→ Source code of charts

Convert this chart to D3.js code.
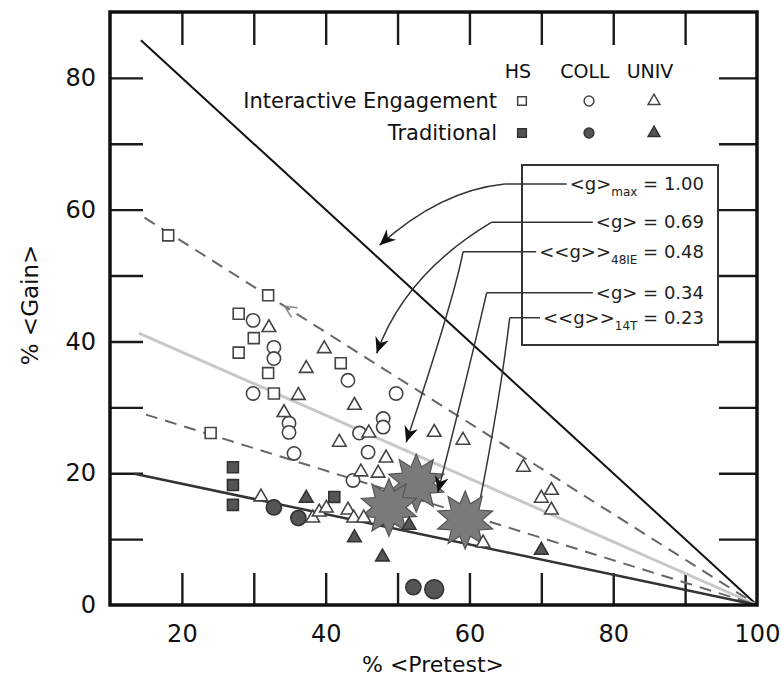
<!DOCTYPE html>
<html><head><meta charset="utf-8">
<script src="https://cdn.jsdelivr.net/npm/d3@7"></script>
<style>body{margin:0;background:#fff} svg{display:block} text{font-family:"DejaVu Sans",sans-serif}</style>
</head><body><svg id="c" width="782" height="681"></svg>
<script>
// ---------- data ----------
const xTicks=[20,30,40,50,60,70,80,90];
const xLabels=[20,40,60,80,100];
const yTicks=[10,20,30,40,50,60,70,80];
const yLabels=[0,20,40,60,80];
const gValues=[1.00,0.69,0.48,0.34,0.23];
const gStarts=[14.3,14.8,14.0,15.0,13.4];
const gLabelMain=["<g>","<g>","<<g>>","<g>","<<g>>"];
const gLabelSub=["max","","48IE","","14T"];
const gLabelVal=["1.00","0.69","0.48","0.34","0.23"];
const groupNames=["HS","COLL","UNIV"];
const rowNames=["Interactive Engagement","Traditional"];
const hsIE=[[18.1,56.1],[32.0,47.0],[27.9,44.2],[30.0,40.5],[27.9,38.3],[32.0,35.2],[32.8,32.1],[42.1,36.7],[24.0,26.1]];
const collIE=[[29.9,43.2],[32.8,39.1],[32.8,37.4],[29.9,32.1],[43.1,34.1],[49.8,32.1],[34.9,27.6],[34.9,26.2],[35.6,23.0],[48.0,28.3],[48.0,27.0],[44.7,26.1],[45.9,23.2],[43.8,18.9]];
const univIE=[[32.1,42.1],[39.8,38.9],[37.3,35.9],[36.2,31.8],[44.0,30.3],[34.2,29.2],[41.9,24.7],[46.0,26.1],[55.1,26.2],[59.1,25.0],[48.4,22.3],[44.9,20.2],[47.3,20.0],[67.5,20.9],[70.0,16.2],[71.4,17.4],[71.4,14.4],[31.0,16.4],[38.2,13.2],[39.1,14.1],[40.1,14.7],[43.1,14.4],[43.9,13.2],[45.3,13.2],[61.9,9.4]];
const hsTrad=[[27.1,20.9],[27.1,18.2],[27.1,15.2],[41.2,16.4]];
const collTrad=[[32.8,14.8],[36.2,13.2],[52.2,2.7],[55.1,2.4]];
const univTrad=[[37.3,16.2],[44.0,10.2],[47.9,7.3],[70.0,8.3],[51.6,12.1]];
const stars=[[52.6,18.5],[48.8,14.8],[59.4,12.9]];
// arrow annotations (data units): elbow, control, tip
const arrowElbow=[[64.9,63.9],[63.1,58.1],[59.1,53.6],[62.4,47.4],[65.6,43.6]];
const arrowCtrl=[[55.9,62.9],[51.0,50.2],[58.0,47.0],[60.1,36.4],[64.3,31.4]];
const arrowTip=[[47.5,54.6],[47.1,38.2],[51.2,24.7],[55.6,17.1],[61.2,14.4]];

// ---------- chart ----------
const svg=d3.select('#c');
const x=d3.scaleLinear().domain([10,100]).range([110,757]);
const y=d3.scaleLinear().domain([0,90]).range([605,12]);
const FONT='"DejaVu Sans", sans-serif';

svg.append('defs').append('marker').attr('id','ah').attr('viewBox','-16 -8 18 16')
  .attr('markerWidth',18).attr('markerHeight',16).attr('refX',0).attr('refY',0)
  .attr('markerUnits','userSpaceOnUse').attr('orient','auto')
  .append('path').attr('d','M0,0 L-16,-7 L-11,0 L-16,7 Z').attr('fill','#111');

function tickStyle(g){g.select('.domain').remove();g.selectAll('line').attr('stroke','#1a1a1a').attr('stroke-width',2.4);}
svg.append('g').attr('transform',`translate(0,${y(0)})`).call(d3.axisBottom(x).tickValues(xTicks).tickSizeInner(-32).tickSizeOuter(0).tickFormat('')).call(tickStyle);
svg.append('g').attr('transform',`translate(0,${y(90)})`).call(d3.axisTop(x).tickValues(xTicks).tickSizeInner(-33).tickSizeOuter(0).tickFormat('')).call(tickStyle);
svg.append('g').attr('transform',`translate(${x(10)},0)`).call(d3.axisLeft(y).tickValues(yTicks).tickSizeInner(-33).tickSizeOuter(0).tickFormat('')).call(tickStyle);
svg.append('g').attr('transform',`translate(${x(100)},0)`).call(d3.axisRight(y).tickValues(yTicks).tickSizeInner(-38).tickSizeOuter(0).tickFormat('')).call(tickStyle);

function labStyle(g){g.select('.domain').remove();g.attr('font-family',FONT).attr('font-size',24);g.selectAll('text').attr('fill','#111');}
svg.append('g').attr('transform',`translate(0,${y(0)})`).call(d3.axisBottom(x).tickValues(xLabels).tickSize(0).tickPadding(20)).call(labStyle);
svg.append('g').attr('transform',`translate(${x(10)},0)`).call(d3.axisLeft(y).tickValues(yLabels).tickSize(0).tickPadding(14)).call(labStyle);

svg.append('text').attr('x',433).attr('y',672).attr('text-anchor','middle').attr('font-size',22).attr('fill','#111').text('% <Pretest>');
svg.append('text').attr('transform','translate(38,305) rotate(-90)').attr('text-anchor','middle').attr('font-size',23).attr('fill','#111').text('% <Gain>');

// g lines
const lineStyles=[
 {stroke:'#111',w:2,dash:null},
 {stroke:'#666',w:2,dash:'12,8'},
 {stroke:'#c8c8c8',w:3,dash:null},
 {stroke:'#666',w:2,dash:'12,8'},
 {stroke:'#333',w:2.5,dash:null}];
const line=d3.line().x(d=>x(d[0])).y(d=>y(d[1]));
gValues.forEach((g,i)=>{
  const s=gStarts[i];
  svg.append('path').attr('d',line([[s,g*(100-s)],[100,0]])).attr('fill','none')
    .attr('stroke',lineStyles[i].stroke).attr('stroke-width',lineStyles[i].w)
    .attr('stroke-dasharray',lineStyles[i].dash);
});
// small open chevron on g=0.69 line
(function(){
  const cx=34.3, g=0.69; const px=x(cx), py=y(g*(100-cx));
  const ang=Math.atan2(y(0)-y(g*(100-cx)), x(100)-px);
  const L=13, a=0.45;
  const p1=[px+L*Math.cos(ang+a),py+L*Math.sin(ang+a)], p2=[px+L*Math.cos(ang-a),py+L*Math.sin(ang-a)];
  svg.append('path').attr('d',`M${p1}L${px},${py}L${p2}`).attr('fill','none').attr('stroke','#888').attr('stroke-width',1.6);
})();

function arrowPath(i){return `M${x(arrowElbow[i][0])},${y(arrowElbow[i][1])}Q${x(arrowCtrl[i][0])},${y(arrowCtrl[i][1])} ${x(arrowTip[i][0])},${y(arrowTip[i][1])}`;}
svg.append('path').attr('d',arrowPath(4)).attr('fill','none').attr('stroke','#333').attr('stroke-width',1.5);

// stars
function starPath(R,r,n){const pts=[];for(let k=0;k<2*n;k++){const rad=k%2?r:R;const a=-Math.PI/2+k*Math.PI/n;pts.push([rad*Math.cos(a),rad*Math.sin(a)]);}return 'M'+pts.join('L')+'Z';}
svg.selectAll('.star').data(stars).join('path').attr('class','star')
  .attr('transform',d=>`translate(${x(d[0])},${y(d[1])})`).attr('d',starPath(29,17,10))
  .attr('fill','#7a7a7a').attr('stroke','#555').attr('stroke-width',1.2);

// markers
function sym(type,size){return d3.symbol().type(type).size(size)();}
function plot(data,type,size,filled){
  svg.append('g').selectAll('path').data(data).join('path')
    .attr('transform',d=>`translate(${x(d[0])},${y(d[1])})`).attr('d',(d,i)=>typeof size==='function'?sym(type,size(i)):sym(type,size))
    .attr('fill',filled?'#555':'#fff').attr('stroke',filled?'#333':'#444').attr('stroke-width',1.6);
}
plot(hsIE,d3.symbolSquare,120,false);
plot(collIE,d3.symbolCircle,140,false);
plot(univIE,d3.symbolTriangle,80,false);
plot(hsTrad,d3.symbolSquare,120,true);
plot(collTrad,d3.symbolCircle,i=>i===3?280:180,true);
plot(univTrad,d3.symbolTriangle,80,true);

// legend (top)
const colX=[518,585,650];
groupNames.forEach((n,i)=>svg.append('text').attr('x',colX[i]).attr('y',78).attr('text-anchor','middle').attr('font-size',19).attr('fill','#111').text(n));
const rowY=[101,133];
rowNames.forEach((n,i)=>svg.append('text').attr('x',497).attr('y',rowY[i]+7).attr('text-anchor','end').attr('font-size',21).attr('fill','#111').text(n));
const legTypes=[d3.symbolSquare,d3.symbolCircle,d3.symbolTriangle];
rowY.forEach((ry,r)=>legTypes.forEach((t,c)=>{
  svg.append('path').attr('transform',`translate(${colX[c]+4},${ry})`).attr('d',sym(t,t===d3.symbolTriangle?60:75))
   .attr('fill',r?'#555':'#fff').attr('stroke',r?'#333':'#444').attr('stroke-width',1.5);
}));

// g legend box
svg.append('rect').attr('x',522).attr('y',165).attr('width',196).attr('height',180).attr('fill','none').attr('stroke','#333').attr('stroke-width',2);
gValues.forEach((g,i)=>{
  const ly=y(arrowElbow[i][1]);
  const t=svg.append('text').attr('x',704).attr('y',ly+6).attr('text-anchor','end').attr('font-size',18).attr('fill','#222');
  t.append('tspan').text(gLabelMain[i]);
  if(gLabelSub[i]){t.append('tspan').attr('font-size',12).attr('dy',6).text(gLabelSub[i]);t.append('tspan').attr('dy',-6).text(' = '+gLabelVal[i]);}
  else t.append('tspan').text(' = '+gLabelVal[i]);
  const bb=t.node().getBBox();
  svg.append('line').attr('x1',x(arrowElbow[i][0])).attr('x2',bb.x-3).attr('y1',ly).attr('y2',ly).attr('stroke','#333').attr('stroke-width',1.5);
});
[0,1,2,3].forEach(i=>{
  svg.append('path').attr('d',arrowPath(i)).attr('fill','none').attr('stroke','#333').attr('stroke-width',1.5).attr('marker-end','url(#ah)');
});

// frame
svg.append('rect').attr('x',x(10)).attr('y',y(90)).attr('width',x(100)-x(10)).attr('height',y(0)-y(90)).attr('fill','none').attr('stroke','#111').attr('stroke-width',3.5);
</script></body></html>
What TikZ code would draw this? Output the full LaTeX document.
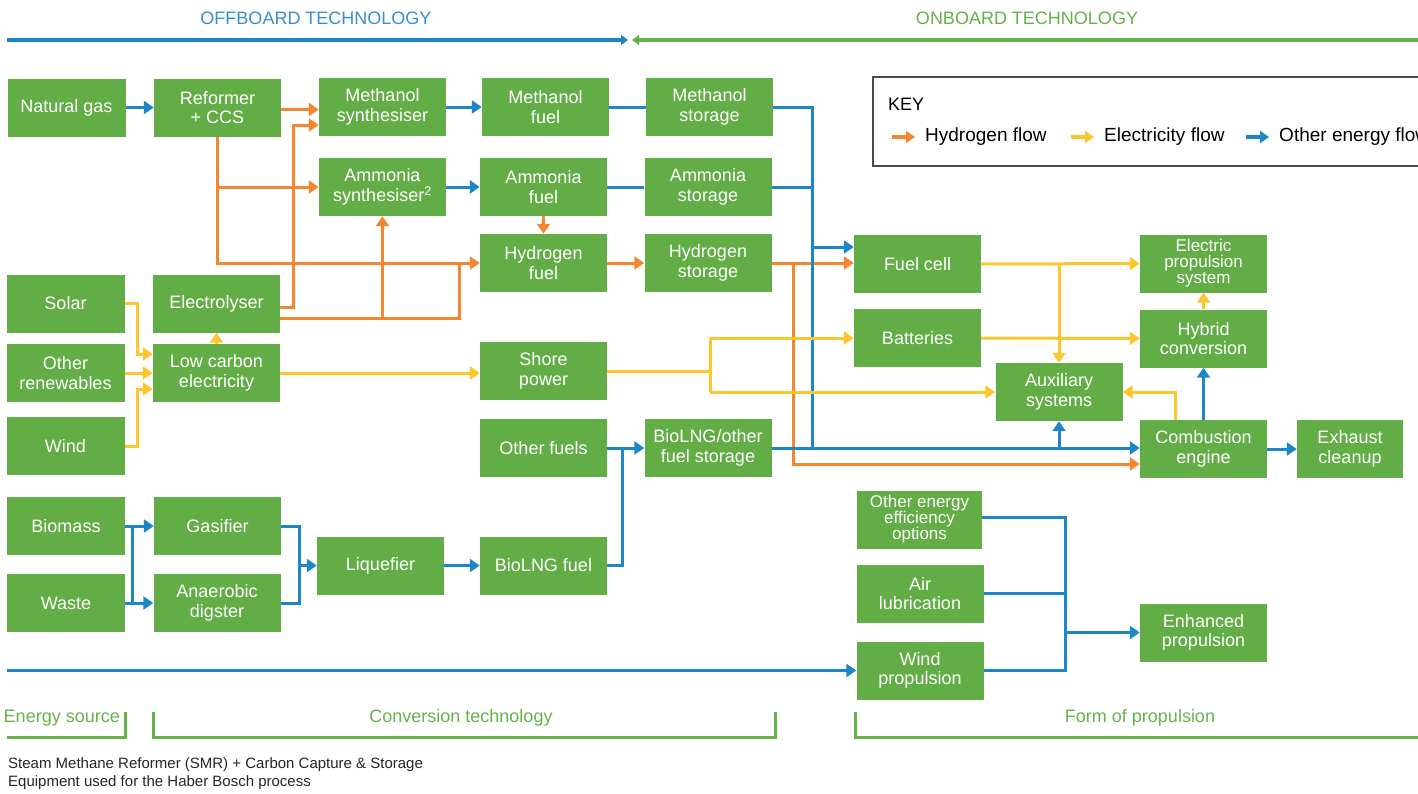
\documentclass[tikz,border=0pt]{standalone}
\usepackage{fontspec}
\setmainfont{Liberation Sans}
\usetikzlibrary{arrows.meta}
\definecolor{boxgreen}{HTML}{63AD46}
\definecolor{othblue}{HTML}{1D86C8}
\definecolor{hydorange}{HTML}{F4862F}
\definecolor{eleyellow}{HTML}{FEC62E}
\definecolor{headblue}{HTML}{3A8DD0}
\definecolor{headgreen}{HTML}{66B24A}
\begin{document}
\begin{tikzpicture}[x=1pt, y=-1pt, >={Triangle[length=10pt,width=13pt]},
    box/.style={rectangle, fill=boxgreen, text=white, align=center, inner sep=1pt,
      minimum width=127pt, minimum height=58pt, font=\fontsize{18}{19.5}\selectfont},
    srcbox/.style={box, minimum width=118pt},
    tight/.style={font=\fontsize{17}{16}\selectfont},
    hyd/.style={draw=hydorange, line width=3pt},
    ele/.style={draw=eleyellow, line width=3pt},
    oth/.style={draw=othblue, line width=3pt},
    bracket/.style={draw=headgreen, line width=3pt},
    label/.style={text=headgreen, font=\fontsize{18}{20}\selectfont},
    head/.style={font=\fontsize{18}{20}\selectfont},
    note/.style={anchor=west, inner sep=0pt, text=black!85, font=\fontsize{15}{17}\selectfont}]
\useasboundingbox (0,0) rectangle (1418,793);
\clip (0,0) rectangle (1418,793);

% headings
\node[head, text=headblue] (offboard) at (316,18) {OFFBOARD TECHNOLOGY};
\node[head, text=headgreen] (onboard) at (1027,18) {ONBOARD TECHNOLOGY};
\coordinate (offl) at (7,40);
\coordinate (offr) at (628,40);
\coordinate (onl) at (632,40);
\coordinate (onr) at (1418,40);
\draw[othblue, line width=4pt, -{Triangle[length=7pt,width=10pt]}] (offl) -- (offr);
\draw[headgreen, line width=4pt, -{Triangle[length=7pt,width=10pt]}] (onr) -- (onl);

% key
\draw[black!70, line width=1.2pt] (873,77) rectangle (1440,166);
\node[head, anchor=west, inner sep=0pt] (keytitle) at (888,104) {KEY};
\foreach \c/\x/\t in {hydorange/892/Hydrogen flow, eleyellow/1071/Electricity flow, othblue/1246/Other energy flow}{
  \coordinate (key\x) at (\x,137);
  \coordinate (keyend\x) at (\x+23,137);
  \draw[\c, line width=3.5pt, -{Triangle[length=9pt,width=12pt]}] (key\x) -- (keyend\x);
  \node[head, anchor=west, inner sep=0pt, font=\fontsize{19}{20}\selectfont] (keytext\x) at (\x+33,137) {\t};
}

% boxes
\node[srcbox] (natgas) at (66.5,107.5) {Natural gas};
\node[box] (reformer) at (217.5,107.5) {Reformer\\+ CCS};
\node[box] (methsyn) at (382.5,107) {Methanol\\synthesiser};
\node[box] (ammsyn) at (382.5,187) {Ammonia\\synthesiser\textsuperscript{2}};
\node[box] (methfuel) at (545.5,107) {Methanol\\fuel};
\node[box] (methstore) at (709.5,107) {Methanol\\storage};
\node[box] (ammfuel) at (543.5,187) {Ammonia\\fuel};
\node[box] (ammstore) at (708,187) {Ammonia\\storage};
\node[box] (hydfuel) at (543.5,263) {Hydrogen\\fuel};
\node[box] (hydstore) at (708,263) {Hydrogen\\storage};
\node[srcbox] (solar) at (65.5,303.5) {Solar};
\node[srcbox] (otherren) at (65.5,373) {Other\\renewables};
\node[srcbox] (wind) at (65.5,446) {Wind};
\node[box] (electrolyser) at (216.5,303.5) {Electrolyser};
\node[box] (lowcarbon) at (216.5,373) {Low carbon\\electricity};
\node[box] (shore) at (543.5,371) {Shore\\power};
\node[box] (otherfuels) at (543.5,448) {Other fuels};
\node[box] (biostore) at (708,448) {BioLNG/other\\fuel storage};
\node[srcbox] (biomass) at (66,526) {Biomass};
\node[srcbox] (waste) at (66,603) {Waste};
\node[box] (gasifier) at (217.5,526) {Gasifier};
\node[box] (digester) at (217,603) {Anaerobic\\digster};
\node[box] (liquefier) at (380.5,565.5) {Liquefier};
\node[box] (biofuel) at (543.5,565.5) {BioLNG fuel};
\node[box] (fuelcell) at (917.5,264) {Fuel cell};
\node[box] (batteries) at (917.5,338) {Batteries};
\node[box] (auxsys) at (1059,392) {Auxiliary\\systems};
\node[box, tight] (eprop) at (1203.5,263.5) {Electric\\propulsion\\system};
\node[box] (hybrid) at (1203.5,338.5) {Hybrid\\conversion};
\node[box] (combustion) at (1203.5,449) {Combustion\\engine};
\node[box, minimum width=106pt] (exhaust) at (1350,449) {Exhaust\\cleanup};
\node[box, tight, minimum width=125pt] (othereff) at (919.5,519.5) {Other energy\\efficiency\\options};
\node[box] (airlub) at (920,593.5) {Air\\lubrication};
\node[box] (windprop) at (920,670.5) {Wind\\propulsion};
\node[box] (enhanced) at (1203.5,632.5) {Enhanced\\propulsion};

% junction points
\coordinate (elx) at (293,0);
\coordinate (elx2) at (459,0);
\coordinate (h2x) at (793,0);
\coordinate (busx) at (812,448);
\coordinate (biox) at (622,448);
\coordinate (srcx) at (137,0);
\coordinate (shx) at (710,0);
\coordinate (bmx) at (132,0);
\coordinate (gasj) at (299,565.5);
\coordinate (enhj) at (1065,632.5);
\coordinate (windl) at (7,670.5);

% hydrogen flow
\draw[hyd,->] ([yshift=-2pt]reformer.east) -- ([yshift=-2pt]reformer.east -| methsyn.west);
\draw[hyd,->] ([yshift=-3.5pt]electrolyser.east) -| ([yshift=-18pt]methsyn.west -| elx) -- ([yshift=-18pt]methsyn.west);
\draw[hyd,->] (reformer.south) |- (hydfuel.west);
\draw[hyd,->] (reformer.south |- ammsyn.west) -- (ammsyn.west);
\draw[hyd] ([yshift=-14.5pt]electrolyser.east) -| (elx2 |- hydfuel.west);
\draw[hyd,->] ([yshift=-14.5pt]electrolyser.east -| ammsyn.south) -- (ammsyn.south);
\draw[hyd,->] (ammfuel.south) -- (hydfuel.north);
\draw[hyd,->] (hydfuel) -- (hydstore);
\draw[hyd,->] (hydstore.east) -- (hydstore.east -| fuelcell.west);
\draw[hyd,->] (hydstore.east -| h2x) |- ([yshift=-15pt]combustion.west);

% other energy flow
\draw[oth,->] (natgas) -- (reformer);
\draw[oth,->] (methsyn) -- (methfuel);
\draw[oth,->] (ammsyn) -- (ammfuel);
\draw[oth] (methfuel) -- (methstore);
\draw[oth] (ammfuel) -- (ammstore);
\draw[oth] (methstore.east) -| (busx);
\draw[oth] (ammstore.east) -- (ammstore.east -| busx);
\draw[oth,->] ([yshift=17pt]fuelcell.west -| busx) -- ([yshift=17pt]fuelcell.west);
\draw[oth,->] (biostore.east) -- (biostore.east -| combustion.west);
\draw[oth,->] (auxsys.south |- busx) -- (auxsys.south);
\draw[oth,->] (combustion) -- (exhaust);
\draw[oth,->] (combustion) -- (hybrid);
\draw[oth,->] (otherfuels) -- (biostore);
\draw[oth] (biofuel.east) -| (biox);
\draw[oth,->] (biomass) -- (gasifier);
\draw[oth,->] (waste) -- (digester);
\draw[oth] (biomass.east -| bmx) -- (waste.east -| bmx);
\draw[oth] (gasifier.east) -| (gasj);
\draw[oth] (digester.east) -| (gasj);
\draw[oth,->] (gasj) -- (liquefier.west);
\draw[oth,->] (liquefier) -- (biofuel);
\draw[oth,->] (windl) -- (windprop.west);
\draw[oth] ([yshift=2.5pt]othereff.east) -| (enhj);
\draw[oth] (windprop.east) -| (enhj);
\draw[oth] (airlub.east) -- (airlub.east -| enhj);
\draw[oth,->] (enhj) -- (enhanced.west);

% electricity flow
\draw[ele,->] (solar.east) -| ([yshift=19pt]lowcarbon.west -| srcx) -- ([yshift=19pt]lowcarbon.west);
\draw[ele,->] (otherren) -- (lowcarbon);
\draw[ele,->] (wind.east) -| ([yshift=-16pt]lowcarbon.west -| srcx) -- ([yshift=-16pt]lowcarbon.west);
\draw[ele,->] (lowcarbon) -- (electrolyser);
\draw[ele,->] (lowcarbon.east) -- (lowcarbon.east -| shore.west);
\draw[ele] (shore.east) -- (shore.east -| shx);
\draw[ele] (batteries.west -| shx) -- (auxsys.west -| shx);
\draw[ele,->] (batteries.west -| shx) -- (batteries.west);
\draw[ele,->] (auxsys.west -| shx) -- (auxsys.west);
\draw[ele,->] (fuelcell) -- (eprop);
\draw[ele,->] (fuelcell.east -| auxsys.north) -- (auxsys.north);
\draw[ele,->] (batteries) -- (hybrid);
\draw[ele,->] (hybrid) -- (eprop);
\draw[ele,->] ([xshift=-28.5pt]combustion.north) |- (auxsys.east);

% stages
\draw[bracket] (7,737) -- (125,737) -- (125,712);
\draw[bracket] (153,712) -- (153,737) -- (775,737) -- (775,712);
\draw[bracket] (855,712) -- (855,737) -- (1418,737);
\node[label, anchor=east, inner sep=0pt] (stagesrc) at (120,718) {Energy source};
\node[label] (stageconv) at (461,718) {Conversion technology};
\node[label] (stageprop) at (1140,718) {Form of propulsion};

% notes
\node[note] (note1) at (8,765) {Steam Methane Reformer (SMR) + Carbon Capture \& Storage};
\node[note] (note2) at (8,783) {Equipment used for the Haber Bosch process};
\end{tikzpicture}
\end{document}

→ What you need to do
Scan the data above; copy every line where "this" appears.

→ Written answer
Convert this chart to D3.js code.
What TikZ code would draw this? Output the full LaTeX document.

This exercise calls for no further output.